Think of all the things we have today that are made possible by technology. GPS. One-click purchasing of just about anything from your mobile phone. Video games that operate by reading your brain waves. It’s incredible, really, but to get the full benefit from these technologies, in many cases you have to sacrifice a portion of your anonymity. You cannot take full advantage of 23andMe‘s at-home DNA test without spitting into a cup and sending it off to be analyzed in a lab. That in itself could be construed as pretty violating to some, but even more value can be gained by making your genetic information available on their partner-site, Ancestry.com. It’s like karma: the more you give, the more you get.

Think of it! You can find people who are related to your by having your DNA analyzed, from home, and then connect with relatives you didn’t know you had online through a social network. We live in the future, people, but if you aren’t willing to give a little and contribute to the global information wiki, then you miss out on the premium fruits of humanity’s labor.

Finally, by not playing an active role in the flow of information (especially as it relates to you), your personal brand can suffer. Anything negative or untrue will go unchallenged, either because you don’t know about it or because you don’t have enough of a reputation online to challenge it with authority. It’s a big responsibility, and perhaps not one that you would have chosen to take on, but if you do care what is attributed to your name, the reality is that you had better play at least a small part in the digital sector lest you should be left without recourse because of your disinterest.

Update: May 15, 2016

Thankfully, a lot of the pushback against technology that I describe above is no longer true. Or at least not true in the same way.

There’s actually a more organized front that runs counter to the always-on networks we’re all plugged into, but that counter-movement exists largely because we all use these networks so much, not because we fear and don’t understand them. People take digital sabbaticals because they’re always one their devices, not because they’re afraid of Facebook.

That said, I still think the arguments about owning your online brand are quite valid. Many of us are online, but don’t use the tools available well, which tends to offer you just as little defense against the dangers of identity theft and reputation attacks as not being there to begin with.

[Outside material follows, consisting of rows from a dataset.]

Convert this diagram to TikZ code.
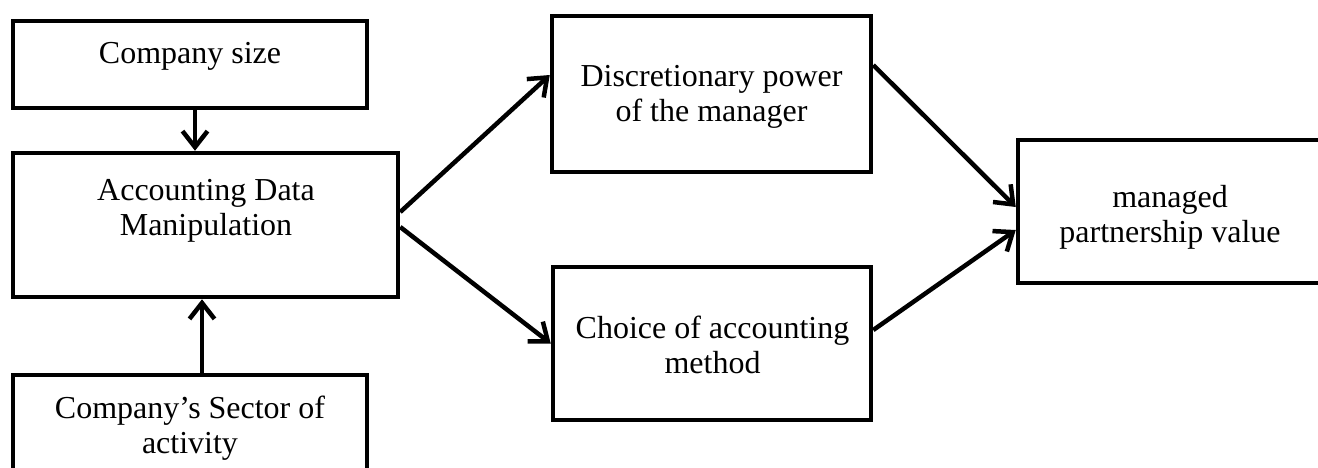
\documentclass[tikz,border=0pt]{standalone}
\usepackage{fontspec}
\setmainfont{Liberation Serif}
\usetikzlibrary{arrows.meta}

\tikzset{
  box/.style={draw, line width=0.09cm, inner sep=0pt},
  lbl/.style={align=center, inner sep=0pt, font=\fontsize{18.2}{20}\selectfont},
  arr/.style={line width=0.09cm, -{Straight Barb[length=0.32cm, width=0.5cm]}}
}

\begin{document}
\begin{tikzpicture}
\clip (0,0) rectangle (26.36,-9.34);

\node[box, minimum width=7.08cm, minimum height=1.74cm] (size) at (3.80,-1.29) {};
\node[box, minimum width=7.70cm, minimum height=2.88cm] (adm) at (4.11,-4.50) {};
\node[box, minimum width=7.08cm, minimum height=2.50cm] (sector) at (3.80,-8.75) {};
\node[box, minimum width=6.38cm, minimum height=3.12cm] (disc) at (14.23,-1.88) {};
\node[box, minimum width=6.36cm, minimum height=3.06cm] (choice) at (14.24,-6.87) {};
\node[box, minimum width=6.12cm, minimum height=2.86cm] (mpv) at (23.42,-4.23) {};

\node[lbl, anchor=base] (sizetxt) at (3.80,-1.26) {Company size};
\node[lbl] (admtxt) at (4.12,-4.22) {Accounting Data\\Manipulation};
\node[lbl] (sectortxt) at (3.80,-8.56) {Company’s Sector of\\activity};
\node[lbl] (disctxt) at (14.23,-1.94) {Discretionary power\\of the manager};
\node[lbl] (choicetxt) at (14.25,-6.89) {Choice of accounting\\method};
\node[lbl] (mpvtxt) at (23.40,-4.34) {managed\\partnership value};

\draw[arr] ([xshift=0.1cm]size.south) -- ([xshift=0.1cm]size.south |- adm.north);
\draw[arr] ([xshift=0.24cm]sector.north) -- ([xshift=0.24cm]sector.north |- adm.south);

\draw[arr] ([yshift=0.26cm]adm.east) -- ([yshift=0.38cm]disc.west);
\draw[arr] ([yshift=-0.04cm]adm.east) -- (choice.west);

\draw[arr] ([yshift=0.58cm]disc.east) -- ([yshift=0.09cm]mpv.west);
\draw[arr] ([yshift=0.27cm]choice.east) -- ([yshift=-0.37cm]mpv.west);
\end{tikzpicture}
\end{document}
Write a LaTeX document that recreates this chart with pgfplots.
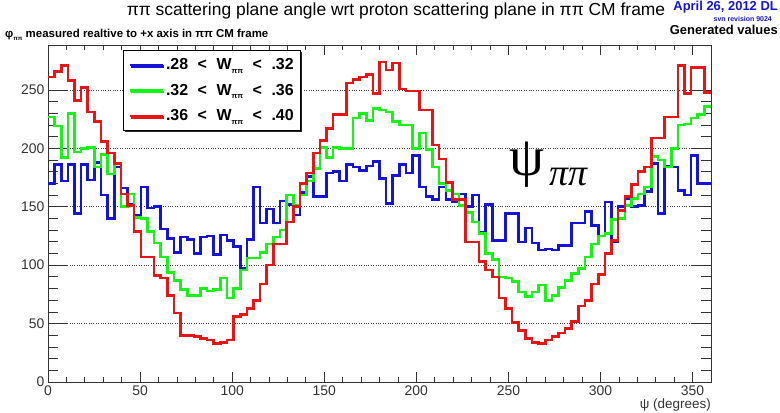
\documentclass[border=0pt]{standalone}
\usepackage{fontspec}
\setmainfont{Liberation Sans}
\newfontfamily\serifgreek{Liberation Serif}
\usepackage{pgfplots}
\pgfplotsset{compat=1.18}
\usepackage{pgfplotstable}
\usetikzlibrary{shadows}
\definecolor{hblue}{RGB}{20,20,215}
\definecolor{hgreen}{RGB}{20,245,20}
\definecolor{hred}{RGB}{235,20,20}

\pgfplotstableread{
k blue green red
0 170 227 261
1 186 219 266
2 172 192 271
3 186 230 258
4 144 197 241
5 186 200 252
6 173 201 231
7 188 184 223
8 160 195 206
9 140 178 196
10 184 187 187
11 166 150 161
12 152 161 151
13 143 141 129
14 167 140 107
15 149 129 107
16 150 119 91
17 131 107 89
18 123 94 74
19 111 87 59
20 124 79 40
21 122 74 40
22 110 74 39
23 124 80 37
24 125 78 36
25 109 79 33
26 126 89 34
27 121 72 36
28 116 80 56
29 97 96 58
30 122 106 63
31 167 106 70
32 136 111 84
33 148 118 100
34 136 124 118
35 155 130 118
36 152 160 137
37 143 151 150
38 162 160 170
39 176 172 179
40 159 183 196
41 159 201 207
42 179 192 217
43 180 201 229
44 172 200 229
45 186 200 256
46 184 226 259
47 181 230 261
48 185 224 263
49 189 234 247
50 174 233 274
51 153 231 267
52 177 223 273
53 186 220 251
54 179 220 249
55 194 200 249
56 167 213 233
57 159 199 233
58 156 184 203
59 167 170 191
60 156 164 171
61 154 161 156
62 161 151 156
63 150 145 120
64 160 137 120
65 128 127 103
66 152 110 96
67 121 105 90
68 121 90 72
69 144 89 63
70 144 86 51
71 120 77 44
72 132 73 37
73 119 77 34
74 113 83 33
75 114 70 36
76 113 74 39
77 117 81 42
78 117 87 46
79 136 93 52
80 136 97 65
81 146 107 70
82 134 118 84
83 125 125 92
84 154 127 110
85 120 139 121
86 150 140 147
87 157 151 159
88 150 157 169
89 151 161 180
90 163 167 184
91 187 193 209
92 144 190 209
93 185 184 227
94 184 200 227
95 164 220 271
96 160 221 247
97 194 226 269
98 170 229 269
99 170 236 248
100 170 236 248
}\hdata

\newcommand{\Wpp}{W\raisebox{-0.4ex}{\fontsize{7.5}{7.5}\selectfont ππ}}
\newcommand{\lt}{\hspace{0.6em}<\hspace{0.6em}}

\begin{document}
\begin{tikzpicture}[x=1bp,y=1bp]
\useasboundingbox (0,0) rectangle (780,412);
\begin{axis}[
  at={(48bp,30bp)}, anchor=south west,
  scale only axis, width=663bp, height=337bp,
  xmin=0, xmax=360, ymin=0, ymax=288.5,
  xtick={0,50,...,350}, minor x tick num=4,
  ytick={0,50,...,250}, minor y tick num=4,
  tick align=inside,
  major tick length=10bp, minor tick length=5bp,
  ytick style={/pgfplots/major tick length=20bp,/pgfplots/minor tick length=10bp},
  axis line style={draw=black!80, line width=0.8bp},
  every tick/.style={black!80, line width=0.8bp},
  ymajorgrids, major grid style={dotted, black!75, line width=0.6bp},
  /pgf/number format/assume math mode=true,
  ticklabel style={font=\fontsize{14}{14}\selectfont, text=black!80},
  xlabel={ψ (degrees)},
  xlabel style={at={(rel axis cs:1,0)}, anchor=north east, yshift=-17bp, font=\fontsize{13.5}{13.5}\selectfont, text=black!80, inner sep=0pt},
  legend style={at={(0.113,0.985)}, anchor=north west, draw=black, line width=1bp, fill=white,
    font=\bfseries\fontsize{16}{18}\selectfont, inner xsep=5bp, inner ysep=6bp, row sep=9bp,
    drop shadow={shadow xshift=1.5bp, shadow yshift=-1.5bp, opacity=1, fill=black!85}},
  legend cell align=left,
  legend image code/.code={\draw[#1] (0bp,0bp) -- (33bp,0bp);},
  legend style={/tikz/every even column/.append style={column sep=2bp}},
]
\addplot[const plot, hblue, line width=2.6bp] table[x expr=\thisrow{k}*3.6, y=blue] {\hdata};
\addlegendentry{.28\lt\Wpp\lt.32}
\addplot[const plot, hgreen, line width=2.6bp] table[x expr=\thisrow{k}*3.6, y=green] {\hdata};
\addlegendentry{.32\lt\Wpp\lt.36}
\addplot[const plot, hred, line width=2.6bp] table[x expr=\thisrow{k}*3.6, y=red] {\hdata};
\addlegendentry{.36\lt\Wpp\lt.40}
\end{axis}
\node[anchor=base, font=\fontsize{17.5}{17.5}\selectfont] at (396,396) {ππ scattering plane angle wrt proton scattering plane in ππ CM frame};
\node[anchor=north east, inner sep=0pt, text=hblue, font=\bfseries\fontsize{13}{13}\selectfont] at (778,411.5) {April 26, 2012 DL};
\node[anchor=north east, inner sep=0pt, text=hblue, font=\bfseries\fontsize{7}{7}\selectfont] at (772,395.5) {svn revision 9024};
\node[anchor=north east, inner sep=0pt, font=\bfseries\fontsize{13}{13}\selectfont] at (778,387.5) {Generated values};
\node[anchor=base west, inner sep=0pt, font=\bfseries\fontsize{11.5}{11.5}\selectfont] at (5,375) {φ\raisebox{-0.5ex}{\fontsize{6}{6}\selectfont ππ} measured realtive to +x axis in ππ CM frame};
\node[anchor=center, inner sep=0pt, font=\serifgreek\fontsize{56}{56}\selectfont] at (527,247) {ψ};
\node[anchor=center, inner sep=0pt, font=\serifgreek\itshape\fontsize{38}{38}\selectfont] at (568,235) {ππ};
\end{tikzpicture}
\end{document}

Much better to understand the tools, use them just enough to assume ownership of your identity, and maybe put out a few tendrils to ensure you have access to opportunities should they arise, and then establish boundaries so that you aren’t overwhelmed by the options available: turn off most notifications, block contacts from people who aren’t relevant to your life, post only when you have something to say, and so on. Own the technology, don’t be owned by it.